SET TASK:
The entries are to be returned exactly, with images left out.

───── LISTED RECORDS ─────

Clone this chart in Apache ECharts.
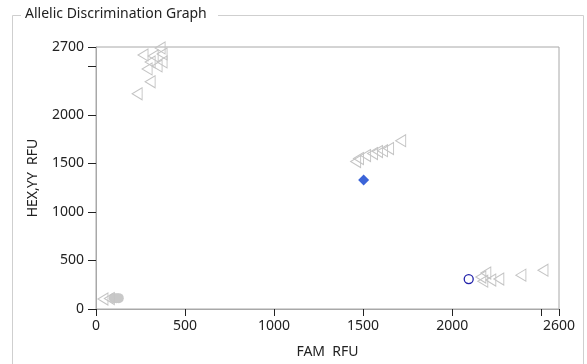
<!DOCTYPE html>
<html><head><meta charset="utf-8">
<script src="https://cdn.jsdelivr.net/npm/echarts@6/dist/echarts.min.js"></script>
<style>html,body{margin:0;padding:0;background:#fff}#c{width:587px;height:364px}</style>
</head><body><div id="c"></div>
<script>
// Data
var xTickMax = 2600, yTickMax = 2700;
var undeterminedTriangles = [
  [360,2690],[264,2618],[371,2628],[321,2608],[304,2546],[371,2546],[287,2474],[343,2505],[304,2341],[231,2218],
  [1711,1735],[1643,1653],[1609,1632],[1581,1622],[1553,1602],[1514,1581],[1474,1550],[1458,1520],
  [2161,329],[2189,370],[2172,287],[2217,298],[2262,308],[2386,349],[2510,400],
  [39,103],[75,108]
];
var ntcPoints = [[100,112],[115,112],[128,112]];
var heteroPoint = [[1503,1330]];
var famPoint = [[2093,308]];

var chart = echarts.init(document.getElementById('c'), null, {renderer:'canvas'});
var fontFam = '"Noto Sans", "Open Sans", sans-serif';
var tri = 'path://M10,0 L0,5 L10,10 Z';
chart.setOption({
  animation:false,
  backgroundColor:'#fff',
  graphic:[
    {type:'rect', shape:{x:12.5,y:15.5,width:571,height:360}, style:{fill:'none', stroke:'#cfcfcf', lineWidth:1}, z:0},
    {type:'rect', shape:{x:21,y:7,width:197,height:16}, style:{fill:'#fff'}, z:1},
    {type:'text', left:25, top:7, style:{text:'Allelic Discrimination Graph', font:'14px '+fontFam, fill:'#222'}, z:2}
  ],
  grid:{left:96, top:47, right:28, bottom:53, show:true, borderColor:'#a8a8a8', borderWidth:1, backgroundColor:'#fff'},
  xAxis:{
    type:'value', min:0, max:xTickMax, interval:500,
    name:'FAM  RFU', nameLocation:'middle', nameGap:36,
    nameTextStyle:{fontFamily:fontFam, fontSize:14, color:'#222'},
    axisLine:{show:true, lineStyle:{color:'#a8a8a8'}},
    axisTick:{show:true, length:7, lineStyle:{color:'#222'}},
    axisLabel:{fontFamily:fontFam, fontSize:14, color:'#222', margin:10, showMaxLabel:true,
      formatter:function(v){return v===2500?'':String(v);}},
    splitLine:{show:false}
  },
  yAxis:{
    type:'value', min:0, max:yTickMax, interval:500,
    name:'HEX,YY  RFU', nameLocation:'middle', nameGap:56,
    nameTextStyle:{fontFamily:fontFam, fontSize:14, color:'#222'},
    axisLine:{show:true, lineStyle:{color:'#a8a8a8'}},
    axisTick:{show:true, length:8, lineStyle:{color:'#222'}},
    axisLabel:{fontFamily:fontFam, fontSize:14, color:'#222', margin:12, showMaxLabel:true,
      formatter:function(v){return v===2500?'':String(v);}},
    splitLine:{show:false}
  },
  series:[
    {type:'scatter', data:ntcPoints, symbol:'circle', symbolSize:10,
      itemStyle:{color:'#c8c8c8', opacity:1}},
    {type:'scatter', data:undeterminedTriangles, symbol:tri, symbolSize:[10,12],
      itemStyle:{color:'rgba(255,255,255,0)', borderColor:'#c4c4c4', borderWidth:1, opacity:1}},
    {type:'scatter', data:heteroPoint, symbol:'diamond', symbolSize:11,
      itemStyle:{color:'#3b64d8', opacity:1}},
    {type:'scatter', data:famPoint, symbol:'circle', symbolSize:9,
      itemStyle:{color:'#fff', borderColor:'#2222aa', borderWidth:1.3, opacity:1}}
  ]
});
</script></body></html>
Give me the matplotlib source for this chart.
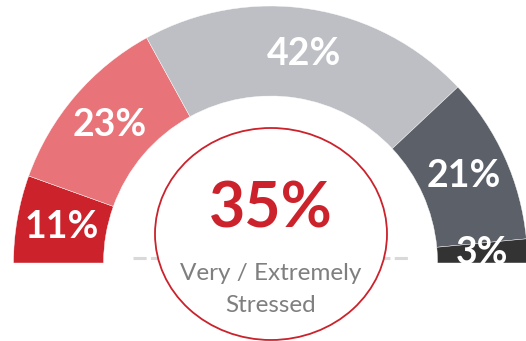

─────

RESULT FOR THIS TASK:
Clone this chart in Apache ECharts.
<!DOCTYPE html>
<html><head><meta charset="utf-8">
<script src="https://cdn.jsdelivr.net/npm/echarts@6/dist/echarts.min.js"></script>
<style>html,body{margin:0;padding:0;background:#fff}#c{width:587px;height:364px}</style>
</head><body><div id="c"></div>
<script>
// Data
var xTickMax = 2600, yTickMax = 2700;
var undeterminedTriangles = [
  [360,2690],[264,2618],[371,2628],[321,2608],[304,2546],[371,2546],[287,2474],[343,2505],[304,2341],[231,2218],
  [1711,1735],[1643,1653],[1609,1632],[1581,1622],[1553,1602],[1514,1581],[1474,1550],[1458,1520],
  [2161,329],[2189,370],[2172,287],[2217,298],[2262,308],[2386,349],[2510,400],
  [39,103],[75,108]
];
var ntcPoints = [[100,112],[115,112],[128,112]];
var heteroPoint = [[1503,1330]];
var famPoint = [[2093,308]];

var chart = echarts.init(document.getElementById('c'), null, {renderer:'canvas'});
var fontFam = '"Noto Sans", "Open Sans", sans-serif';
var tri = 'path://M10,0 L0,5 L10,10 Z';
chart.setOption({
  animation:false,
  backgroundColor:'#fff',
  graphic:[
    {type:'rect', shape:{x:12.5,y:15.5,width:571,height:360}, style:{fill:'none', stroke:'#cfcfcf', lineWidth:1}, z:0},
    {type:'rect', shape:{x:21,y:7,width:197,height:16}, style:{fill:'#fff'}, z:1},
    {type:'text', left:25, top:7, style:{text:'Allelic Discrimination Graph', font:'14px '+fontFam, fill:'#222'}, z:2}
  ],
  grid:{left:96, top:47, right:28, bottom:53, show:true, borderColor:'#a8a8a8', borderWidth:1, backgroundColor:'#fff'},
  xAxis:{
    type:'value', min:0, max:xTickMax, interval:500,
    name:'FAM  RFU', nameLocation:'middle', nameGap:36,
    nameTextStyle:{fontFamily:fontFam, fontSize:14, color:'#222'},
    axisLine:{show:true, lineStyle:{color:'#a8a8a8'}},
    axisTick:{show:true, length:7, lineStyle:{color:'#222'}},
    axisLabel:{fontFamily:fontFam, fontSize:14, color:'#222', margin:10, showMaxLabel:true,
      formatter:function(v){return v===2500?'':String(v);}},
    splitLine:{show:false}
  },
  yAxis:{
    type:'value', min:0, max:yTickMax, interval:500,
    name:'HEX,YY  RFU', nameLocation:'middle', nameGap:56,
    nameTextStyle:{fontFamily:fontFam, fontSize:14, color:'#222'},
    axisLine:{show:true, lineStyle:{color:'#a8a8a8'}},
    axisTick:{show:true, length:8, lineStyle:{color:'#222'}},
    axisLabel:{fontFamily:fontFam, fontSize:14, color:'#222', margin:12, showMaxLabel:true,
      formatter:function(v){return v===2500?'':String(v);}},
    splitLine:{show:false}
  },
  series:[
    {type:'scatter', data:ntcPoints, symbol:'circle', symbolSize:10,
      itemStyle:{color:'#c8c8c8', opacity:1}},
    {type:'scatter', data:undeterminedTriangles, symbol:tri, symbolSize:[10,12],
      itemStyle:{color:'rgba(255,255,255,0)', borderColor:'#c4c4c4', borderWidth:1, opacity:1}},
    {type:'scatter', data:heteroPoint, symbol:'diamond', symbolSize:11,
      itemStyle:{color:'#3b64d8', opacity:1}},
    {type:'scatter', data:famPoint, symbol:'circle', symbolSize:9,
      itemStyle:{color:'#fff', borderColor:'#2222aa', borderWidth:1.3, opacity:1}}
  ]
});
</script></body></html>
Give me the matplotlib source for this chart.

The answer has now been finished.